I know there is debate on the artistic merits of the HDR (High Dynamic Range) technique and how it is applied. I’m not one of the minimalists, but I do agree it can certainly be overdone. To tell you the truth my only barometer is whether or not I think it looks cool on whatever image I’m working on. I thought the more extreme HDR look worked for this one, but of course not everyone will agree. Jordan Pond in Acadia National Park, Maine is a photogenic location, but I was never able to catch it with a calm surface on my short time there. It is certainly a location I would like to revisit someday.
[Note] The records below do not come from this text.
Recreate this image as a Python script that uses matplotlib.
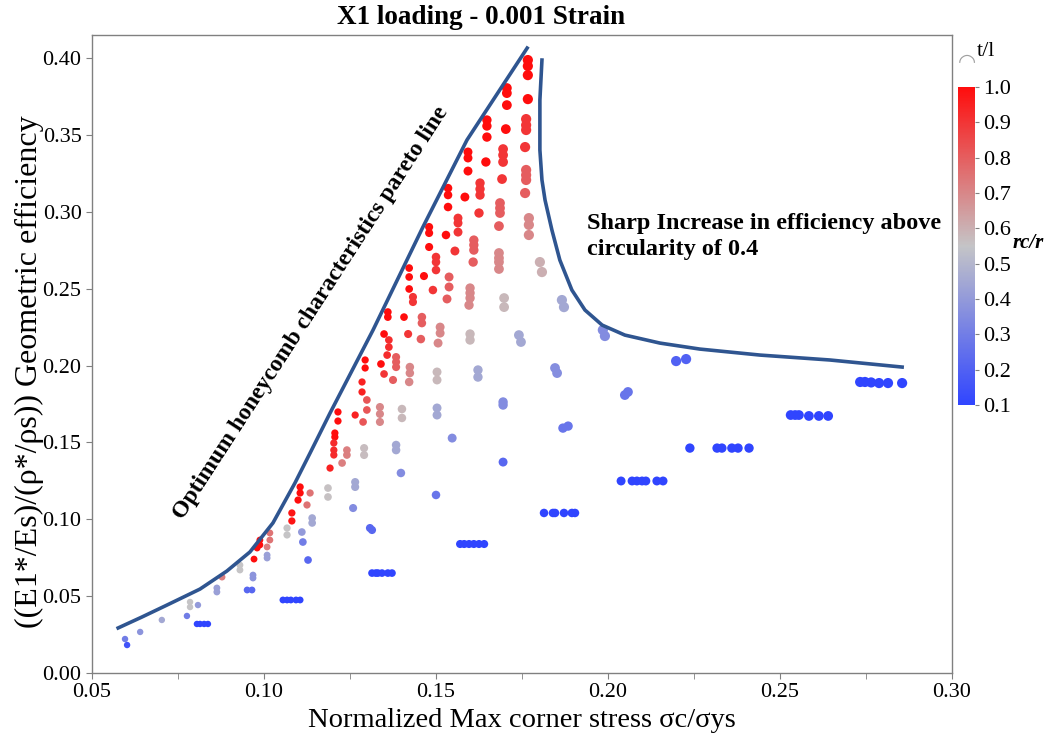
import numpy as np
import matplotlib
matplotlib.use("Agg")
import matplotlib.pyplot as plt
from matplotlib.colors import LinearSegmentedColormap, Normalize
from matplotlib.ticker import MultipleLocator, FormatStrFormatter

plt.rcParams['font.family'] = ['Liberation Serif', 'DejaVu Serif']

# t/l level of each group (drives marker size)
series_tl = [10, 9, 8, 7, 6, 5, 4, 3, 2, 1]

# normalized max corner stress, one list per t/l group
series_x = [
    [.1767, .1767, .1767, .1767, .1762, .1762, .1762, .1759, .1762, .1762, .1762, .1759, .1770, .1770, .1770,
     .1802, .1808, .1866, .1872, .1985, .1991, .2198, .2227, .2733, .2747, .2765, .2788, .2814, .2855],
    [.1706, .1706, .1706, .1703, .1695, .1695, .1695, .1692, .1686, .1686, .1686, .1683, .1683, .1683, .1683,
     .1683, .1698, .1698, .1741, .1747, .1846, .1852, .2049, .2058, .2531, .2544, .2555, .2584, .2613, .2640],
    [.1648, .1648, .1648, .1645, .1628, .1628, .1628, .1625, .1610, .1610, .1610, .1608, .1599, .1599, .1599,
     .1596, .1599, .1599, .1622, .1622, .1695, .1695, .1869, .1884, .2238, .2317, .2331, .2360, .2378, .2410],
    [.1593, .1593, .1593, .1584, .1564, .1564, .1564, .1555, .1538, .1538, .1532, .1512, .1512, .1506, .1503,
     .1503, .1503, .1503, .1547, .1695, .2038, .2070, .2084, .2099, .2110, .2142, .2160],
    [.1535, .1535, .1535, .1529, .1500, .1500, .1500, .1491, .1459, .1459, .1456, .1424, .1424, .1422, .1401,
     .1401, .1384, .1384, .1398, .1500, .1814, .1840, .1846, .1872, .1895, .1904],
    [.1480, .1480, .1480, .1465, .1433, .1433, .1419, .1384, .1384, .1384, .1375, .1337, .1337, .1337, .1291,
     .1291, .1265, .1265, .1259, .1308, .1314, .1570, .1582, .1596, .1610, .1625, .1640],
    [.1422, .1422, .1422, .1407, .1360, .1360, .1349, .1363, .1363, .1358, .1340, .1349, .1299, .1299, .1288,
     .1241, .1241, .1227, .1186, .1186, .1140, .1140, .1110, .1113, .1128, .1314, .1325, .1331, .1343, .1360,
     .1372],
    [.1294, .1294, .1285, .1285, .1265, .1215, .1215, .1206, .1206, .1203, .1203, .1203, .1192, .1134, .1125,
     .1081, .1081, .1067, .1067, .1105, .1105, .1099],
    [.0988, .0988, .0980, .0971, .1017, .1017, .1009, .1009, .1009, .0930, .0930, .0968, .0968, .0878, .0863,
     .0863, .0951, .0965, .1055, .1067, .1078, .1093, .1105],
    [.0785, .0785, .0808, .0776, .0805, .0814, .0826, .0837, .0703, .0640, .0596, .0602],
]

# geometric efficiency
series_y = [
    [.3987, .3948, .3889, .3733, .3603, .3564, .3532, .3421, .3272, .3239, .3207, .3122, .2959, .2915, .2849,
     .2673, .2608, .2426, .2380, .2231, .2192, .2029, .2042, .1893, .1893, .1890, .1886, .1886, .1886],
    [.3805, .3772, .3694, .3538, .3408, .3369, .3324, .3213, .3057, .3024, .2992, .2907, .2732, .2699, .2673,
     .2628, .2439, .2380, .2198, .2153, .1984, .1951, .1808, .1828, .1678, .1678, .1678, .1672, .1672, .1672],
    [.3597, .3558, .3486, .3324, .3187, .3148, .3109, .2992, .2816, .2784, .2751, .2673, .2504, .2472, .2439,
     .2393, .2205, .2166, .1971, .1925, .1763, .1743, .1593, .1606, .1463, .1463, .1463, .1463, .1463, .1463],
    [.3389, .3350, .3265, .3096, .2959, .2927, .2868, .2745, .2576, .2511, .2433, .2250, .2211, .2146, .1958,
     .1906, .1724, .1678, .1528, .1372, .1249, .1249, .1249, .1249, .1249, .1249, .1249],
    [.3154, .3109, .3031, .2849, .2706, .2673, .2621, .2491, .2315, .2276, .2172, .1990, .1951, .1893, .1717,
     .1659, .1483, .1450, .1301, .1158, .1041, .1041, .1041, .1041, .1041, .1041],
    [.2901, .2862, .2771, .2582, .2446, .2413, .2205, .2055, .2023, .1990, .1906, .1730, .1685, .1633, .1463,
     .1418, .1242, .1210, .1073, .0943, .0930, .0839, .0839, .0839, .0839, .0839, .0839],
    [.2634, .2576, .2498, .2315, .2348, .2315, .2205, .2166, .2120, .2068, .2010, .1945, .1776, .1711, .1633,
     .1450, .1418, .1366, .1203, .1145, .1008, .0976, .0917, .0852, .0735, .0650, .0650, .0650, .0650, .0650,
     .0650],
    [.2036, .1984, .1893, .1828, .1678, .1698, .1639, .1561, .1535, .1496, .1450, .1418, .1333, .1171, .1093,
     .1041, .0989, .0943, .0898, .1210, .1171, .1125],
    [.0865, .0833, .0813, .0741, .0911, .0865, .0820, .0767, .0748, .0702, .0670, .0637, .0618, .0624, .0553,
     .0527, .0540, .0540, .0475, .0475, .0475, .0475, .0475],
    [.0462, .0429, .0442, .0371, .0319, .0319, .0319, .0319, .0345, .0267, .0221, .0182],
]

# rc/r (colour)
series_rc = [
    [1, 1, 1, 1, .9, .9, .9, .9, .8, .8, .8, .8, .7, .7, .7, .6, .6, .45, .45, .35, .35, .2, .2,
     .1, .1, .1, .1, .1, .1],
    [1, 1, 1, 1, .9, .9, .9, .9, .8, .8, .8, .8, .7, .7, .7, .7, .58, .58, .45, .45, .36, .36, .27, .27,
     .1, .1, .1, .1, .1, .1],
    [1, 1, 1, 1, .9, .9, .9, .9, .8, .8, .8, .8, .7, .7, .7, .7, .58, .58, .45, .45, .35, .35, .27, .27,
     .1, .1, .1, .1, .1, .1],
    [1, 1, 1, 1, .9, .9, .9, .9, .8, .8, .8, .7, .7, .7, .58, .58, .45, .45, .35, .22,
     .1, .1, .1, .1, .1, .1, .1],
    [1, 1, 1, 1, .9, .9, .9, .9, .8, .8, .8, .7, .7, .7, .58, .58, .45, .45, .35, .27,
     .1, .1, .1, .1, .1, .1],
    [1, 1, 1, 1, .9, .9, .9, .8, .8, .8, .8, .7, .7, .7, .57, .57, .45, .45, .35, .22, .22,
     .1, .1, .1, .1, .1, .1],
    [1, 1, 1, 1, 1, 1, 1, .92, .92, .92, 1, .9, .82, .82, .82, .72, .72, .72, .56, .56, .45, .45, .4, .3, .22,
     .1, .1, .1, .1, .1, .1],
    [1, 1, .95, .95, .95, 1, 1, 1, 1, .92, .92, .92, .95, .75, .75, .98, .98, .55, .55, 1, 1, 1],
    [1, 1, 1, 1, .75, .75, .72, .42, .42, .55, .55, .38, .38, .72, .42, .42, .22, .22, .1, .1, .1, .1, .1],
    [.55, .55, .4, .3, .1, .1, .1, .1, .45, .38, .3, .15],
]

# hand drawn guide lines
pareto_x = [0.0576, 0.0645, 0.0718, 0.0814, 0.0892, 0.0959, 0.1026, 0.1090, 0.1134, 0.1192, 0.1317, 0.1462,
            0.1590, 0.1765]
pareto_y = [0.0293, 0.0364, 0.0442, 0.0546, 0.0663, 0.0787, 0.0976, 0.1236, 0.1431, 0.1691, 0.2231, 0.2901,
            0.3467, 0.4065]
sharp_x = [0.1808, 0.1802, 0.1802, 0.1808, 0.1817, 0.1837, 0.1860, 0.1895, 0.1933, 0.1983, 0.2049, 0.2151,
           0.2267, 0.2442, 0.2645, 0.2855]
sharp_y = [0.3987, 0.3727, 0.3402, 0.3207, 0.3076, 0.2881, 0.2686, 0.2491, 0.2361, 0.2263, 0.2198, 0.2146,
           0.2107, 0.2068, 0.2036, 0.1990]

cmap = LinearSegmentedColormap.from_list(
    'rcr', [(0.0, (0.19, 0.27, 1.0)), (0.5, (0.77, 0.77, 0.78)), (1.0, (1.0, 0.05, 0.05))])
norm = Normalize(0.1, 1.0)

fig = plt.figure(figsize=(10.5, 7.44), dpi=100)
ax = fig.add_axes([92 / 1050, 71 / 744, 860 / 1050, 638 / 744])

for tl, xs, ys, cs in zip(series_tl, series_x, series_y, series_rc):
    d = 6.0 + 0.42 * tl  # marker diameter in px
    ax.scatter(xs, ys, c=cs, cmap=cmap, norm=norm, s=(d * 0.72) ** 2,
               edgecolors='none', zorder=2)

ax.plot(pareto_x, pareto_y, color='#2f5590', lw=2.6, zorder=3, solid_joinstyle='round')
ax.plot(sharp_x, sharp_y, color='#2f5590', lw=2.6, zorder=3, solid_joinstyle='round')

ax.text(0.1135, 0.2345, 'Optimum honeycomb characteristics pareto line', rotation=57,
        rotation_mode='anchor', ha='center', va='center', fontsize=17, fontweight='bold')
ax.text(0.1939, 0.2840, 'Sharp Increase in efficiency above\ncircularity of 0.4',
        ha='left', va='center', fontsize=17.5, fontweight='bold', linespacing=1.35)

ax.set_xlim(0.05, 0.30)
ax.set_ylim(0.0, 0.415)
ax.xaxis.set_major_locator(MultipleLocator(0.05))
ax.xaxis.set_minor_locator(MultipleLocator(0.025))
ax.yaxis.set_major_locator(MultipleLocator(0.05))
ax.xaxis.set_major_formatter(FormatStrFormatter('%.2f'))
ax.yaxis.set_major_formatter(FormatStrFormatter('%.2f'))
ax.tick_params(which='both', direction='out', length=4, color='#808080', labelsize=16)
for sp in ax.spines.values():
    sp.set_color('#808080')
    sp.set_linewidth(1.0)

ax.set_xlabel('Normalized Max corner stress σc/σys', fontsize=20.5, labelpad=4)
ax.set_ylabel('((E1*/Es)/(ρ*/ρs)) Geometric efficiency', fontsize=23)
ax.yaxis.set_label_coords(-0.0555, 0.472)

fig.text(481 / 1050, 1 - 18 / 744, 'X1 loading - 0.001 Strain', ha='center', va='center',
         fontsize=19.5, fontweight='bold')

# colour bar for rc/r
cax = fig.add_axes([958 / 1050, 339 / 744, 17 / 1050, 318 / 744])
sm = plt.cm.ScalarMappable(cmap=cmap, norm=norm)
cb = fig.colorbar(sm, cax=cax, ticks=np.round(np.arange(0.1, 1.01, 0.1), 1))
cb.outline.set_visible(False)
cb.ax.yaxis.set_major_formatter(FormatStrFormatter('%.1f'))
cb.ax.tick_params(length=3, color='#808080', labelsize=16, pad=3)
fig.text(1013 / 1050, 1 - 243 / 744, 'rc/r', fontsize=15, fontweight='bold', style='italic',
         ha='left', va='center')
fig.text(977 / 1050, 1 - 52 / 744, 't/l', fontsize=16, ha='left', va='center')
fig.text(967 / 1050, 1 - 62 / 744, '◠', fontsize=15, color='#a0a0a0', ha='center', va='center',
         family='DejaVu Sans')

fig.savefig('out.png', dpi=100)
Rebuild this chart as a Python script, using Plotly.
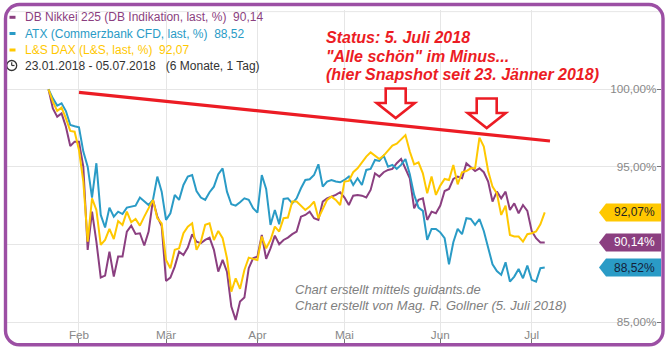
import plotly.graph_objects as go
import pandas as pd

# ---------------- data ----------------
holidays = ["2018-03-30", "2018-04-02", "2018-05-01"]
trading_days = [d for d in pd.bdate_range("2018-01-23", "2018-07-05")
                if d.strftime("%Y-%m-%d") not in holidays]

month_labels = ["Feb", "Mär", "Apr", "Mai", "Jun", "Jul"]
y_ticks = [85, 90, 95, 100]
# the 90,00% label is covered by the Nikkei price tag in the original
y_tick_text = ["85,00%", "", "95,00%", "100,00%"]

nikkei = [100.0, 98.77, 98.24, 98.45, 97.59, 96.35, 96.63, 96.63, 95.0, 89.66,
          92.12, 90.19, 87.88, 88.0, 89.55, 87.94, 89.23, 89.23, 90.84, 91.22,
          90.69, 90.73, 89.94, 90.84, 92.88, 91.8, 91.2, 87.66, 87.88, 88.58,
          89.55, 89.33, 89.81, 90.67, 90.19, 90.09, 90.3, 90.45, 89.66, 88.26,
          89.01, 88.26, 86.01, 85.15, 86.33, 86.59, 88.48, 89.12, 89.23, 90.62,
          89.08, 89.76, 90.58, 90.02, 90.3, 90.45, 90.67, 90.84, 91.8, 91.91,
          92.12, 91.7, 91.59, 92.77, 92.98, 93.09, 93.2, 93.37, 93.03, 92.55,
          93.15, 93.2, 93.15, 93.03, 93.52, 94.59, 94.38, 94.66, 94.81, 94.87,
          95.24, 95.51, 94.91, 94.27, 92.34, 92.88, 92.98, 91.59, 92.12, 92.02,
          92.51, 93.45, 93.58, 94.23, 94.38, 94.27, 95.24, 94.96, 94.74, 94.91,
          94.66, 94.06, 92.77, 93.41, 92.98, 93.41, 92.23, 92.66, 92.02, 92.55,
          92.17, 90.88, 90.41, 90.13, 90.14]

atx = [100.0, 99.42, 98.95, 99.1, 98.6, 97.7, 97.62, 97.55, 95.99, 95.02,
       93.03, 95.24, 91.91, 91.1, 92.38, 91.8, 92.12, 91.97, 92.38, 92.45,
       92.51, 93.03, 92.77, 92.55, 92.88, 94.38, 93.41, 91.59, 92.02, 93.2,
       92.88, 93.84, 94.38, 94.48, 93.45, 93.03, 92.88, 93.37, 93.73, 94.53,
       94.91, 93.41, 92.6, 92.51, 92.73, 92.98, 92.88, 92.34, 92.06, 94.48,
       93.58, 91.27, 92.23, 91.31, 92.94, 92.98, 92.66, 92.98, 93.63, 94.16,
       94.21, 94.48, 95.17, 93.73, 94.06, 94.16, 94.06, 94.01, 94.16, 94.38,
       93.84, 94.27, 93.84, 94.81, 94.87, 95.45, 95.39, 95.73, 95.02, 95.13,
       94.87, 95.13, 95.51, 94.53, 93.2, 92.38, 92.17, 90.3, 91.01, 91.01,
       90.79, 90.41, 88.73, 90.15, 91.01, 90.67, 91.7, 91.65, 91.27, 91.65,
       90.88, 89.81, 88.73, 88.3, 88.05, 88.86, 87.62, 87.94, 88.43, 87.83,
       88.65, 87.73, 87.62, 88.48, 88.52]

dax = [100.0, 99.21, 98.61, 98.82, 98.13, 97.32, 97.27, 96.09, 94.06, 90.19,
       92.98, 92.23, 89.98, 90.3, 91.01, 90.36, 91.52, 91.27, 92.12, 91.44,
       91.65, 91.22, 91.8, 92.34, 92.88, 91.7, 91.37, 89.01, 88.48, 89.66,
       89.76, 90.73, 91.16, 91.37, 89.66, 90.19, 91.27, 91.37, 90.3, 90.88,
       90.41, 89.12, 86.97, 87.83, 87.15, 88.37, 89.16, 89.08, 89.01, 90.52,
       89.76, 90.3, 91.16, 90.84, 91.7, 91.74, 92.77, 92.77, 92.51, 92.23,
       92.45, 92.77, 91.7, 92.34, 92.88, 93.09, 92.88, 92.55, 94.06, 94.1,
       94.66, 94.91, 95.3, 95.67, 95.94, 95.73, 95.51, 95.73, 96.03, 96.37,
       96.5, 96.8, 97.05, 95.99, 95.17, 95.3, 94.59, 93.3, 94.38, 93.2,
       93.8, 94.23, 94.16, 95.13, 93.88, 94.66, 94.74, 94.91, 94.91, 96.89,
       96.31, 94.74, 93.73, 93.3, 91.91, 92.51, 90.62, 90.52, 90.52, 90.19,
       90.67, 90.73, 90.84, 91.31, 92.07]

series_names = ["DB Nikkei 225 (DB Indikation, last, %)",
                "ATX (Commerzbank CFD, last, %)",
                "L&S DAX (L&S, last, %)"]
last_labels = ["90,14", "88,52", "92,07"]
date_text = "23.01.2018 - 05.07.2018\u00a0\u00a0\u00a0(6 Monate, 1 Tag)"
status_lines = ["Status: 5. Juli 2018",
                "\"Alle schön\" im Minus...",
                "(hier Snapshot seit 23. Jänner 2018)"]
credit_lines = ["Chart erstellt mittels guidants.de",
                "Chart erstellt von Mag. R. Gollner (5. Juli 2018)"]

# ---------------- geometry / style ----------------
W, H = 670, 350
ML, MR, MT, MB = 7, 9, 10, 7
PW, PH = W - ML - MR, H - MT - MB
X0PX, DX = 48.5, 4.353          # pixel of first trading day, px per trading day
Y100PX, PXPCT = 89.3, 15.53      # pixel of 100 %, px per percent

C_NK = "#8B3F80"
C_ATX = "#2A9BC6"
C_DAX = "#FFC800"
C_RED = "#EC1C24"
C_FRAME = "#9C4FA4"
GRID = "#E6E6E6"
FONT = "Liberation Sans, Arial, sans-serif"


def pxx(x):
    return (x - ML) / PW


def pxy(y):
    return 1 - (y - MT) / PH


x_idx = list(range(len(trading_days)))
tick_idx = []
seen = set()
for i, d in enumerate(trading_days):
    key = (d.year, d.month)
    if key not in seen:
        seen.add(key)
        if d.month >= 2:
            tick_idx.append(i)

x_range = [(ML - X0PX) / DX, (ML + PW - X0PX) / DX]
y_range = [100 - (MT + PH - Y100PX) / PXPCT, 100 + (Y100PX - MT) / PXPCT]

fig = go.Figure()
for vals, col, name in [(nikkei, C_NK, series_names[0]),
                        (atx, C_ATX, series_names[1]),
                        (dax, C_DAX, series_names[2])]:
    fig.add_trace(go.Scatter(x=x_idx, y=vals, mode="lines", name=name,
                             line=dict(color=col, width=2),
                             hoverinfo="skip", showlegend=False))

shapes = []
annotations = []

# extra top grid line (105 %)
shapes.append(dict(type="line", xref="paper", yref="y", x0=0, x1=1, y0=105, y1=105,
                   line=dict(color=GRID, width=1), layer="below"))

# trend line (red)
shapes.append(dict(type="line", xref="paper", yref="paper",
                   x0=pxx(79), y0=pxy(92.3), x1=pxx(550), y1=pxy(141),
                   line=dict(color=C_RED, width=3.2), layer="above"))


def arrow_path(tipx, tipy, shaft_w, head_w, head_h, total_h):
    top = tipy - total_h
    hy = tipy - head_h
    pts = [(tipx - shaft_w / 2, top), (tipx + shaft_w / 2, top),
           (tipx + shaft_w / 2, hy), (tipx + head_w / 2, hy), (tipx, tipy),
           (tipx - head_w / 2, hy), (tipx - shaft_w / 2, hy)]
    s = "M " + " L ".join(f"{pxx(a):.5f},{pxy(b):.5f}" for a, b in pts) + " Z"
    return s


for tip in [(395.7, 118.0), (486.7, 128.0)]:
    shapes.append(dict(type="path", xref="paper", yref="paper",
                       path=arrow_path(tip[0], tip[1], 20, 38, 15, 29.5),
                       fillcolor="white", line=dict(color=C_RED, width=2.6),
                       layer="above"))

# price tags
tag_h = 18 / PXPCT
for val, col, txtcol, lbl in [(dax[-1], C_DAX, "#222222", last_labels[2]),
                              (nikkei[-1], C_NK, "#FFFFFF", last_labels[0]),
                              (atx[-1], C_ATX, "#14213A", last_labels[1])]:
    p = (f"M {pxx(599):.5f},{val:.4f} L {pxx(606):.5f},{val + tag_h / 2:.4f} "
         f"L 1,{val + tag_h / 2:.4f} L 1,{val - tag_h / 2:.4f} "
         f"L {pxx(606):.5f},{val - tag_h / 2:.4f} Z")
    shapes.append(dict(type="path", xref="paper", yref="y", path=p,
                       fillcolor=col, line=dict(width=0), layer="above"))
    annotations.append(dict(xref="paper", yref="y", x=pxx(657), y=val,
                            xanchor="right", yanchor="middle", showarrow=False,
                            text=lbl + "%", font=dict(family=FONT, size=12, color=txtcol)))

# legend block
leg_y = [17.3, 33.5, 50.0]
for (col, name, lv, yy) in zip([C_NK, C_ATX, C_DAX], series_names, last_labels, leg_y):
    shapes.append(dict(type="line", xref="paper", yref="paper",
                       x0=pxx(9.5), x1=pxx(15.5), y0=pxy(yy), y1=pxy(yy),
                       line=dict(color=col, width=3), layer="above"))
    annotations.append(dict(xref="paper", yref="paper", x=pxx(22.5), y=pxy(yy),
                            xanchor="left", yanchor="middle", showarrow=False,
                            text=name + "\u00a0\u00a0" + lv,
                            font=dict(family=FONT, size=12, color=col)))

# clock icon
cx, cy, r = 11.7, 65.5, 5.0
shapes.append(dict(type="circle", xref="paper", yref="paper",
                   x0=pxx(cx - r), x1=pxx(cx + r), y0=pxy(cy + r), y1=pxy(cy - r),
                   line=dict(color="#333333", width=1.3), layer="above"))
shapes.append(dict(type="line", xref="paper", yref="paper",
                   x0=pxx(cx), y0=pxy(cy), x1=pxx(cx), y1=pxy(cy - 3.3),
                   line=dict(color="#333333", width=1.2), layer="above"))
shapes.append(dict(type="line", xref="paper", yref="paper",
                   x0=pxx(cx), y0=pxy(cy), x1=pxx(cx + 2.8), y1=pxy(cy),
                   line=dict(color="#333333", width=1.2), layer="above"))
annotations.append(dict(xref="paper", yref="paper", x=pxx(22.5), y=pxy(66),
                        xanchor="left", yanchor="middle", showarrow=False,
                        text=date_text,
                        font=dict(family=FONT, size=12, color="#333333")))

# red status text
for txt, yy in zip(status_lines, [37.0, 56.0, 75.0]):
    annotations.append(dict(xref="paper", yref="paper", x=pxx(323.5), y=pxy(yy),
                            xanchor="left", yanchor="middle", showarrow=False,
                            text="<b><i>" + txt + "</i></b>",
                            font=dict(family=FONT, size=16, color=C_RED)))

# credits
for txt, yy in zip(credit_lines, [289.0, 305.0]):
    annotations.append(dict(xref="paper", yref="paper", x=pxx(293), y=pxy(yy),
                            xanchor="left", yanchor="middle", showarrow=False,
                            text="<i>" + txt + "</i>",
                            font=dict(family=FONT, size=13, color="#808080")))

# rounded purple frame
L, R, T, B, rad = 5.5, 663.0, 4.5, 344.8, 14.0
k = 0.5523 * rad


def P(x, y):
    return f"{pxx(x):.5f},{pxy(y):.5f}"


frame = (f"M {P(L + rad, T)} L {P(R - rad, T)} "
         f"C {P(R - rad + k, T)} {P(R, T + rad - k)} {P(R, T + rad)} "
         f"L {P(R, B - rad)} "
         f"C {P(R, B - rad + k)} {P(R - rad + k, B)} {P(R - rad, B)} "
         f"L {P(L + rad, B)} "
         f"C {P(L + rad - k, B)} {P(L, B - rad + k)} {P(L, B - rad)} "
         f"L {P(L, T + rad)} "
         f"C {P(L, T + rad - k)} {P(L + rad - k, T)} {P(L + rad, T)} Z")
shapes.append(dict(type="path", xref="paper", yref="paper", path=frame,
                   line=dict(color=C_FRAME, width=3.4), layer="above"))

fig.update_layout(
    width=W, height=H,
    margin=dict(l=ML, r=MR, t=MT, b=MB, pad=0),
    paper_bgcolor="white", plot_bgcolor="white",
    showlegend=False,
    shapes=shapes, annotations=annotations,
    xaxis=dict(range=x_range, tickmode="array", tickvals=tick_idx, ticktext=month_labels,
               ticklabelposition="inside", ticks="inside", ticklen=4, tickcolor="#777777",
               ticklabelstandoff=-3,
               tickfont=dict(family=FONT, size=11.7, color="#888888"),
               showgrid=True, gridcolor=GRID, gridwidth=1, zeroline=False,
               showline=False, fixedrange=True),
    yaxis=dict(range=y_range, side="right", tickmode="array", tickvals=y_ticks,
               ticktext=y_tick_text, ticklabelposition="inside", ticks="inside",
               ticklen=4, tickcolor="#777777",
               tickfont=dict(family=FONT, size=11.7, color="#888888"),
               showgrid=True, gridcolor=GRID, gridwidth=1, zeroline=False,
               showline=False, fixedrange=True),
)

fig.write_html("out.html")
This image was created from a bracketed set of three exposures, combined using Photomatix software with a final tweak in Photoshop Elements.
Cloudland Road in Vermont is one of those scenic stretches of classic New England scenery that really get the old photographic enthusiasm flowing. This was taken on the same morning as the image in yesterday’s post, Cloudland Road and Galaxy Hill Road are in the same area and actually intersect. The diffuse fog/mist/drizzle lent an interesting atmosphere to the images and make the fall colors stand out.
While it might seem counterintuitive, a rainy overcast day can really make colors pop. This was a favorite spot we found in Vermont, I visited it twice. The first day was rainy and I jumped out of the car for a few quick hand held frames. The second day was dry, and I came back with a tripod and took some time…but as it turns out I prefer the rainy day images. The light is what really matters.